The count-and-say sequence is the sequence of integers beginning as follows:
1, 11, 21, 1211, 111221, ...

1 is read off as "one 1" or 11.
11 is read off as "two 1s" or 21.
21 is read off as "one 2, then one 1" or 1211.

Given an integer n, generate the n^th sequence.

Note: The sequence of integers will be represented as a string.

Analysis:

First of all, due to the large number of characters, integer is not enough to represent the result. Use string instead.

The basic algorithm is simple: maintaining a count for current characters while going through the given string. Every time a new character is accessed, if it's the same as the previous  one, just increase the count by 1; If it's different from the previous one, add the count and the previous character into the result string and then set count to 1, character to current character. Repeat this process until the answer is got.

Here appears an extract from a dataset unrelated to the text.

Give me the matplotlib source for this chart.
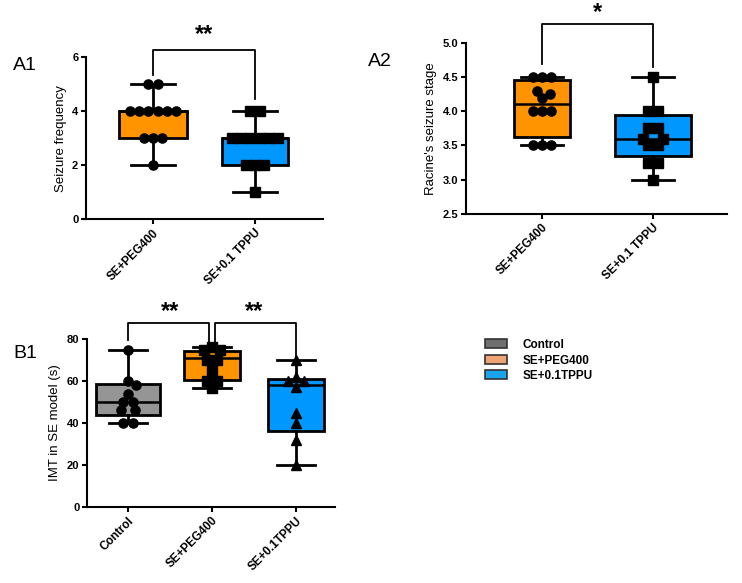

The time complexity is O(n), and space complexity is O(n)

Code:

class Solution {
public:
    string countAndSay(int n) {
        // Start typing your C/C++ solution below
        // DO NOT write int main() function
        string res("1");
        
        while (--n) {
            say(res);
        }
        
        return res;
    }
    
    
    void say(string &s) {
        int cnt = 1, idx = 0;
        char val = s[0];
        string tmp(s);
        s.resize(s.size()*2);
        
        for (int i=1; i<tmp.size(); i++) {
            if (tmp[i] != val) {
                s[idx++] = cnt+'0';
                s[idx++] = val;
                val = tmp[i];
                cnt = 1;
            } else {
                cnt++;
            }
        }
        
        s[idx++] = cnt + '0';
        s[idx++] = val;
        s.resize(idx);
    }
};

Attention:

The manipulation of string in C++ is so hard... It took me very much time to finally make the code working.